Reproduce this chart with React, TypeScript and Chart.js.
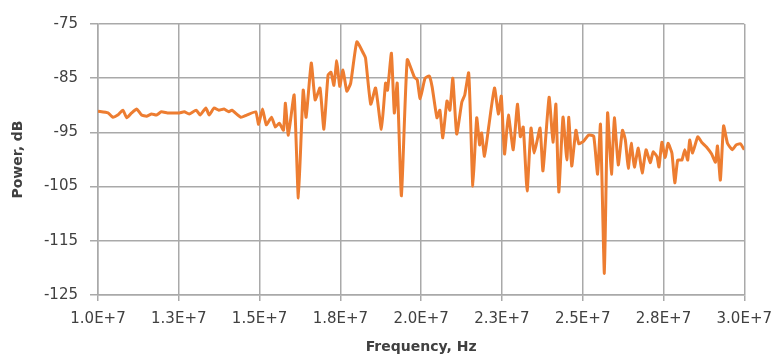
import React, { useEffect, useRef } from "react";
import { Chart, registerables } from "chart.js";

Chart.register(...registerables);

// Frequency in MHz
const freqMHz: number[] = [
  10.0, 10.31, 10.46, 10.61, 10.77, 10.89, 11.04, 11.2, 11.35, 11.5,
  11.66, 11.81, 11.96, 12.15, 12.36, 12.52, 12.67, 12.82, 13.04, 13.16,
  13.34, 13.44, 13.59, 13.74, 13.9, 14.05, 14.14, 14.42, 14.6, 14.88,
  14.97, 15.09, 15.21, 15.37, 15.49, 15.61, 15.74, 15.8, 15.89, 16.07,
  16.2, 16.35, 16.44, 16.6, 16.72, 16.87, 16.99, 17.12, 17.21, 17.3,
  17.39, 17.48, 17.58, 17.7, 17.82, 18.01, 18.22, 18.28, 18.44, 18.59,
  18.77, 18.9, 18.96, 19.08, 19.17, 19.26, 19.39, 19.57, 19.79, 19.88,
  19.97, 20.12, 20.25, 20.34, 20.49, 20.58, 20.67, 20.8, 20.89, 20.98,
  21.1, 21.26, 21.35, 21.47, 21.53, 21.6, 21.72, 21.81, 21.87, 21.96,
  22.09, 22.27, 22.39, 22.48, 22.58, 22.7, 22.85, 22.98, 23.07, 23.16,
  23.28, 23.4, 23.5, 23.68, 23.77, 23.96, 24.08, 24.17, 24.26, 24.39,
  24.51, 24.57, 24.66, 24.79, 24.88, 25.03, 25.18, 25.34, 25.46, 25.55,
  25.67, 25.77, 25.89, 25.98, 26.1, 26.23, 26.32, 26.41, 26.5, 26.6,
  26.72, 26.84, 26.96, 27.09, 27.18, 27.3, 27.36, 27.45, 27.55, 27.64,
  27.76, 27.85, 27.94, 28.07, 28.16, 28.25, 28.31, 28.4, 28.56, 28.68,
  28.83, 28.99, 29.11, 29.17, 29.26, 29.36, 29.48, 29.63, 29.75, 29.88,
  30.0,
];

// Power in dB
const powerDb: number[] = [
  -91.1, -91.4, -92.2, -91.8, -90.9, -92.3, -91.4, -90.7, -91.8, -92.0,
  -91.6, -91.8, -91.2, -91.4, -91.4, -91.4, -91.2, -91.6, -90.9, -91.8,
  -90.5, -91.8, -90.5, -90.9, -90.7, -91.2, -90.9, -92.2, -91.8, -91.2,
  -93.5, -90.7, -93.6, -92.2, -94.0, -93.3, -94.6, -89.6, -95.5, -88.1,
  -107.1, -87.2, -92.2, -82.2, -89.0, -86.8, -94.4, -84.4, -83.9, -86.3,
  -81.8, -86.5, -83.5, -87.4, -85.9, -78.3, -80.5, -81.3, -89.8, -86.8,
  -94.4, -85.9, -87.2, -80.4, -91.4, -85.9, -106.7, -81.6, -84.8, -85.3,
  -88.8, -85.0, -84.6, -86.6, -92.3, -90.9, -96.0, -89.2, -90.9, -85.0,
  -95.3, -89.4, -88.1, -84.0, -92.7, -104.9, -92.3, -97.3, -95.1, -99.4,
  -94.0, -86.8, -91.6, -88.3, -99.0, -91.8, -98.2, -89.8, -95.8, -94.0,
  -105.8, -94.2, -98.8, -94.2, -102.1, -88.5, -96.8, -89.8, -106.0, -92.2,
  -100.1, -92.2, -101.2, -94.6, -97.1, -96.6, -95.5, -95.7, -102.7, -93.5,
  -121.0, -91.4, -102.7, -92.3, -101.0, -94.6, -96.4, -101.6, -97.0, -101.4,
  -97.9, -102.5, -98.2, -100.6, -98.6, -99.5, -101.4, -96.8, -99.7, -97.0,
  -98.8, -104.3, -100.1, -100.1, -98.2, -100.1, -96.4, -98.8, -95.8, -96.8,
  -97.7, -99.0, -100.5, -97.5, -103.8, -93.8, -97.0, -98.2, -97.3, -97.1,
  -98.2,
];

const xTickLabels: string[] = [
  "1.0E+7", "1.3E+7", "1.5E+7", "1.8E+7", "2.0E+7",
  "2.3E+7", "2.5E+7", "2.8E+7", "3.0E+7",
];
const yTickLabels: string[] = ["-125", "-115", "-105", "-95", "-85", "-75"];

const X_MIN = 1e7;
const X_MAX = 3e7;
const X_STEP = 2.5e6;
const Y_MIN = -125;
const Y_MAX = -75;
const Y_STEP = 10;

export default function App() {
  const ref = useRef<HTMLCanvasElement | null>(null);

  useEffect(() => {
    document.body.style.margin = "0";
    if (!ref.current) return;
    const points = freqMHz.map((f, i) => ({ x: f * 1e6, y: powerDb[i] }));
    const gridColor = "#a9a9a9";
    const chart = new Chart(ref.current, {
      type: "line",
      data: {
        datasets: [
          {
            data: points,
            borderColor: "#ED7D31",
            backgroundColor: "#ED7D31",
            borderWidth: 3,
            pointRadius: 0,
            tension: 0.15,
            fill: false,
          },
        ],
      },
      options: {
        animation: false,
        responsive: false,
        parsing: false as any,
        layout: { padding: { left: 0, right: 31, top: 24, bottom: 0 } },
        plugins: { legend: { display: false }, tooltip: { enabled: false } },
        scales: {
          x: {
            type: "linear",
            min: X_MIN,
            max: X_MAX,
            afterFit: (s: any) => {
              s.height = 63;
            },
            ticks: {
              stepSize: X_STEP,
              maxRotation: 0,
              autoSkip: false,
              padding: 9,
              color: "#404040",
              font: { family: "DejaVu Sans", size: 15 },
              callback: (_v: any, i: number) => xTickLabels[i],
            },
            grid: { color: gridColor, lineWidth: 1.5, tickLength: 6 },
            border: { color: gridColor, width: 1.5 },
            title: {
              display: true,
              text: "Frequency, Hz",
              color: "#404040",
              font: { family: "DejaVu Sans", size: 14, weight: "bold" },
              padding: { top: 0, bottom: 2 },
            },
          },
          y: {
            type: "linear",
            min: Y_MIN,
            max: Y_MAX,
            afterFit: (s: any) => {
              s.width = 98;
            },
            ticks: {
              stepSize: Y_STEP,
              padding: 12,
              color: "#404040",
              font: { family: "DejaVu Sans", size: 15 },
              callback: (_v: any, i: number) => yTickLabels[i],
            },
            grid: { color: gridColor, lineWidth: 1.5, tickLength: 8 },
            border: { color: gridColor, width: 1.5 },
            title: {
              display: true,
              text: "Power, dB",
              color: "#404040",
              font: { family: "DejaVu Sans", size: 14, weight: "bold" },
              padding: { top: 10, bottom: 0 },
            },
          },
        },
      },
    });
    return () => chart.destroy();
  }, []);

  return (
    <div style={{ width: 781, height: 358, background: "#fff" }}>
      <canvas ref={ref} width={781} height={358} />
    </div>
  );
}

The request: Reproduce the material word for word. Any pictures should be left out of the copy.

Exercise response:
Reproduce this chart with React, TypeScript and Chart.js.
import React, { useEffect, useRef } from "react";
import { Chart, registerables } from "chart.js";

Chart.register(...registerables);

// Frequency in MHz
const freqMHz: number[] = [
  10.0, 10.31, 10.46, 10.61, 10.77, 10.89, 11.04, 11.2, 11.35, 11.5,
  11.66, 11.81, 11.96, 12.15, 12.36, 12.52, 12.67, 12.82, 13.04, 13.16,
  13.34, 13.44, 13.59, 13.74, 13.9, 14.05, 14.14, 14.42, 14.6, 14.88,
  14.97, 15.09, 15.21, 15.37, 15.49, 15.61, 15.74, 15.8, 15.89, 16.07,
  16.2, 16.35, 16.44, 16.6, 16.72, 16.87, 16.99, 17.12, 17.21, 17.3,
  17.39, 17.48, 17.58, 17.7, 17.82, 18.01, 18.22, 18.28, 18.44, 18.59,
  18.77, 18.9, 18.96, 19.08, 19.17, 19.26, 19.39, 19.57, 19.79, 19.88,
  19.97, 20.12, 20.25, 20.34, 20.49, 20.58, 20.67, 20.8, 20.89, 20.98,
  21.1, 21.26, 21.35, 21.47, 21.53, 21.6, 21.72, 21.81, 21.87, 21.96,
  22.09, 22.27, 22.39, 22.48, 22.58, 22.7, 22.85, 22.98, 23.07, 23.16,
  23.28, 23.4, 23.5, 23.68, 23.77, 23.96, 24.08, 24.17, 24.26, 24.39,
  24.51, 24.57, 24.66, 24.79, 24.88, 25.03, 25.18, 25.34, 25.46, 25.55,
  25.67, 25.77, 25.89, 25.98, 26.1, 26.23, 26.32, 26.41, 26.5, 26.6,
  26.72, 26.84, 26.96, 27.09, 27.18, 27.3, 27.36, 27.45, 27.55, 27.64,
  27.76, 27.85, 27.94, 28.07, 28.16, 28.25, 28.31, 28.4, 28.56, 28.68,
  28.83, 28.99, 29.11, 29.17, 29.26, 29.36, 29.48, 29.63, 29.75, 29.88,
  30.0,
];

// Power in dB
const powerDb: number[] = [
  -91.1, -91.4, -92.2, -91.8, -90.9, -92.3, -91.4, -90.7, -91.8, -92.0,
  -91.6, -91.8, -91.2, -91.4, -91.4, -91.4, -91.2, -91.6, -90.9, -91.8,
  -90.5, -91.8, -90.5, -90.9, -90.7, -91.2, -90.9, -92.2, -91.8, -91.2,
  -93.5, -90.7, -93.6, -92.2, -94.0, -93.3, -94.6, -89.6, -95.5, -88.1,
  -107.1, -87.2, -92.2, -82.2, -89.0, -86.8, -94.4, -84.4, -83.9, -86.3,
  -81.8, -86.5, -83.5, -87.4, -85.9, -78.3, -80.5, -81.3, -89.8, -86.8,
  -94.4, -85.9, -87.2, -80.4, -91.4, -85.9, -106.7, -81.6, -84.8, -85.3,
  -88.8, -85.0, -84.6, -86.6, -92.3, -90.9, -96.0, -89.2, -90.9, -85.0,
  -95.3, -89.4, -88.1, -84.0, -92.7, -104.9, -92.3, -97.3, -95.1, -99.4,
  -94.0, -86.8, -91.6, -88.3, -99.0, -91.8, -98.2, -89.8, -95.8, -94.0,
  -105.8, -94.2, -98.8, -94.2, -102.1, -88.5, -96.8, -89.8, -106.0, -92.2,
  -100.1, -92.2, -101.2, -94.6, -97.1, -96.6, -95.5, -95.7, -102.7, -93.5,
  -121.0, -91.4, -102.7, -92.3, -101.0, -94.6, -96.4, -101.6, -97.0, -101.4,
  -97.9, -102.5, -98.2, -100.6, -98.6, -99.5, -101.4, -96.8, -99.7, -97.0,
  -98.8, -104.3, -100.1, -100.1, -98.2, -100.1, -96.4, -98.8, -95.8, -96.8,
  -97.7, -99.0, -100.5, -97.5, -103.8, -93.8, -97.0, -98.2, -97.3, -97.1,
  -98.2,
];

const xTickLabels: string[] = [
  "1.0E+7", "1.3E+7", "1.5E+7", "1.8E+7", "2.0E+7",
  "2.3E+7", "2.5E+7", "2.8E+7", "3.0E+7",
];
const yTickLabels: string[] = ["-125", "-115", "-105", "-95", "-85", "-75"];

const X_MIN = 1e7;
const X_MAX = 3e7;
const X_STEP = 2.5e6;
const Y_MIN = -125;
const Y_MAX = -75;
const Y_STEP = 10;

export default function App() {
  const ref = useRef<HTMLCanvasElement | null>(null);

  useEffect(() => {
    document.body.style.margin = "0";
    if (!ref.current) return;
    const points = freqMHz.map((f, i) => ({ x: f * 1e6, y: powerDb[i] }));
    const gridColor = "#a9a9a9";
    const chart = new Chart(ref.current, {
      type: "line",
      data: {
        datasets: [
          {
            data: points,
            borderColor: "#ED7D31",
            backgroundColor: "#ED7D31",
            borderWidth: 3,
            pointRadius: 0,
            tension: 0.15,
            fill: false,
          },
        ],
      },
      options: {
        animation: false,
        responsive: false,
        parsing: false as any,
        layout: { padding: { left: 0, right: 31, top: 24, bottom: 0 } },
        plugins: { legend: { display: false }, tooltip: { enabled: false } },
        scales: {
          x: {
            type: "linear",
            min: X_MIN,
            max: X_MAX,
            afterFit: (s: any) => {
              s.height = 63;
            },
            ticks: {
              stepSize: X_STEP,
              maxRotation: 0,
              autoSkip: false,
              padding: 9,
              color: "#404040",
              font: { family: "DejaVu Sans", size: 15 },
              callback: (_v: any, i: number) => xTickLabels[i],
            },
            grid: { color: gridColor, lineWidth: 1.5, tickLength: 6 },
            border: { color: gridColor, width: 1.5 },
            title: {
              display: true,
              text: "Frequency, Hz",
              color: "#404040",
              font: { family: "DejaVu Sans", size: 14, weight: "bold" },
              padding: { top: 0, bottom: 2 },
            },
          },
          y: {
            type: "linear",
            min: Y_MIN,
            max: Y_MAX,
            afterFit: (s: any) => {
              s.width = 98;
            },
            ticks: {
              stepSize: Y_STEP,
              padding: 12,
              color: "#404040",
              font: { family: "DejaVu Sans", size: 15 },
              callback: (_v: any, i: number) => yTickLabels[i],
            },
            grid: { color: gridColor, lineWidth: 1.5, tickLength: 8 },
            border: { color: gridColor, width: 1.5 },
            title: {
              display: true,
              text: "Power, dB",
              color: "#404040",
              font: { family: "DejaVu Sans", size: 14, weight: "bold" },
              padding: { top: 10, bottom: 0 },
            },
          },
        },
      },
    });
    return () => chart.destroy();
  }, []);

  return (
    <div style={{ width: 781, height: 358, background: "#fff" }}>
      <canvas ref={ref} width={781} height={358} />
    </div>
  );
}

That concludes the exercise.